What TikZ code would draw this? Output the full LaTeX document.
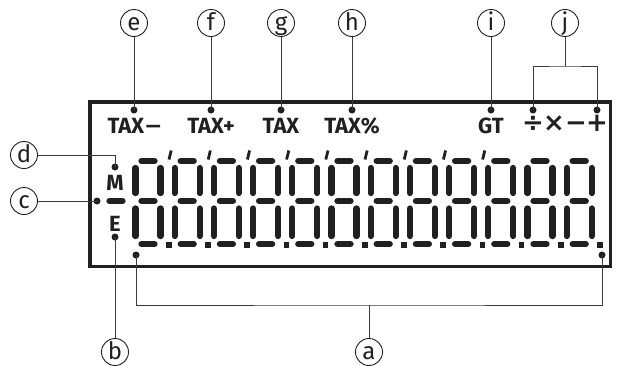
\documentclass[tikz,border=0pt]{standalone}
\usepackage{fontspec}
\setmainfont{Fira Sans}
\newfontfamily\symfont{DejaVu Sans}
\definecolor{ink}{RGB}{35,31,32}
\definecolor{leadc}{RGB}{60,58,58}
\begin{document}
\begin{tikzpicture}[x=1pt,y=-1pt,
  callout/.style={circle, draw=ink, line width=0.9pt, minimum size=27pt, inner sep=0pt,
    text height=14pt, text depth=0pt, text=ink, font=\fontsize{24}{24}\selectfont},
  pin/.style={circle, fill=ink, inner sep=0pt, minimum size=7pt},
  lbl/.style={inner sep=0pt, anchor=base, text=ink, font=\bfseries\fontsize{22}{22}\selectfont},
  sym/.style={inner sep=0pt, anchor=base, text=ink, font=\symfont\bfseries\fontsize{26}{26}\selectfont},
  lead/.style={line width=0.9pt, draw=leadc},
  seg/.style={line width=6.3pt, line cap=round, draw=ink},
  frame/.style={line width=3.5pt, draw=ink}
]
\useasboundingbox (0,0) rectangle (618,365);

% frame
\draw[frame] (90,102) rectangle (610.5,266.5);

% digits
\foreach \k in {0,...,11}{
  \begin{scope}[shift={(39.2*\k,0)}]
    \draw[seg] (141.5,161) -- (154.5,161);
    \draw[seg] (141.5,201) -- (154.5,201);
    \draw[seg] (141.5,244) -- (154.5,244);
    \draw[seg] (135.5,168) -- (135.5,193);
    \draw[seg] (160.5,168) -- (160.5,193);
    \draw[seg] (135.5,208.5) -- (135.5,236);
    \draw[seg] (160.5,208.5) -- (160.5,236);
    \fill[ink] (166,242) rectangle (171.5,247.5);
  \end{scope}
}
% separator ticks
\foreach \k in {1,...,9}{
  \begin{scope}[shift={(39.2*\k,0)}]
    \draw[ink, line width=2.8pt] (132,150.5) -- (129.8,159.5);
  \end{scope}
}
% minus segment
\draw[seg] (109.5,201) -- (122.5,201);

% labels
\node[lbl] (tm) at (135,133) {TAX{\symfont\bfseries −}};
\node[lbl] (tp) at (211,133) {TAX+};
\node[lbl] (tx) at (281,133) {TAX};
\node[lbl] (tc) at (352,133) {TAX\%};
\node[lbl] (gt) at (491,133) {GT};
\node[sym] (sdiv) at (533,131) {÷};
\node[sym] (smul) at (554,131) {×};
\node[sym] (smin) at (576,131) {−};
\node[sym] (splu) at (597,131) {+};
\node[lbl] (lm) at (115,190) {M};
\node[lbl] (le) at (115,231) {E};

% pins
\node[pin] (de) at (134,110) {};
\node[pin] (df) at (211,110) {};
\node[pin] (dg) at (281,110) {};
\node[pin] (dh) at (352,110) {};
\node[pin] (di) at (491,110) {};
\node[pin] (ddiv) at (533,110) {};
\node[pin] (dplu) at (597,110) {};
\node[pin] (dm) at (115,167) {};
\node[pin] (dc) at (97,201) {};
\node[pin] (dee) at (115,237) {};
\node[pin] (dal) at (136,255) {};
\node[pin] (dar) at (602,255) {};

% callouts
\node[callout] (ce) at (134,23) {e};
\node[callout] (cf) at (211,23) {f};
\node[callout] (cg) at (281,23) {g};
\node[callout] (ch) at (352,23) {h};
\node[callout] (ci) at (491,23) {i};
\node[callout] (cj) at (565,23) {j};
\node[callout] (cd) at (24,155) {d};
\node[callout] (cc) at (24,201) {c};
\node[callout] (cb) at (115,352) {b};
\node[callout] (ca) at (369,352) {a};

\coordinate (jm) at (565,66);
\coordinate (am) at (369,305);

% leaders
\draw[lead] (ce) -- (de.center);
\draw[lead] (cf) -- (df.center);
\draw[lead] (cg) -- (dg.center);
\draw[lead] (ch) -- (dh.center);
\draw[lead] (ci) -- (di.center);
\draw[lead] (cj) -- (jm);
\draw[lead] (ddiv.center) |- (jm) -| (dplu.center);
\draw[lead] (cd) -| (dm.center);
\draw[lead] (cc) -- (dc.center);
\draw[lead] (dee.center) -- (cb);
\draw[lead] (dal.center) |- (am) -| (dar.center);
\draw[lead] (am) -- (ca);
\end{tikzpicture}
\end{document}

++++++++

_Given problem_
Leave the pictures out and reproduce exactly the lines from the top of the listing above through the line with "(109.5,201) -- (122.5,201);".

_The reply_
What TikZ code would draw this? Output the full LaTeX document.
\documentclass[tikz,border=0pt]{standalone}
\usepackage{fontspec}
\setmainfont{Fira Sans}
\newfontfamily\symfont{DejaVu Sans}
\definecolor{ink}{RGB}{35,31,32}
\definecolor{leadc}{RGB}{60,58,58}
\begin{document}
\begin{tikzpicture}[x=1pt,y=-1pt,
  callout/.style={circle, draw=ink, line width=0.9pt, minimum size=27pt, inner sep=0pt,
    text height=14pt, text depth=0pt, text=ink, font=\fontsize{24}{24}\selectfont},
  pin/.style={circle, fill=ink, inner sep=0pt, minimum size=7pt},
  lbl/.style={inner sep=0pt, anchor=base, text=ink, font=\bfseries\fontsize{22}{22}\selectfont},
  sym/.style={inner sep=0pt, anchor=base, text=ink, font=\symfont\bfseries\fontsize{26}{26}\selectfont},
  lead/.style={line width=0.9pt, draw=leadc},
  seg/.style={line width=6.3pt, line cap=round, draw=ink},
  frame/.style={line width=3.5pt, draw=ink}
]
\useasboundingbox (0,0) rectangle (618,365);

% frame
\draw[frame] (90,102) rectangle (610.5,266.5);

% digits
\foreach \k in {0,...,11}{
  \begin{scope}[shift={(39.2*\k,0)}]
    \draw[seg] (141.5,161) -- (154.5,161);
    \draw[seg] (141.5,201) -- (154.5,201);
    \draw[seg] (141.5,244) -- (154.5,244);
    \draw[seg] (135.5,168) -- (135.5,193);
    \draw[seg] (160.5,168) -- (160.5,193);
    \draw[seg] (135.5,208.5) -- (135.5,236);
    \draw[seg] (160.5,208.5) -- (160.5,236);
    \fill[ink] (166,242) rectangle (171.5,247.5);
  \end{scope}
}
% separator ticks
\foreach \k in {1,...,9}{
  \begin{scope}[shift={(39.2*\k,0)}]
    \draw[ink, line width=2.8pt] (132,150.5) -- (129.8,159.5);
  \end{scope}
}
% minus segment
\draw[seg] (109.5,201) -- (122.5,201);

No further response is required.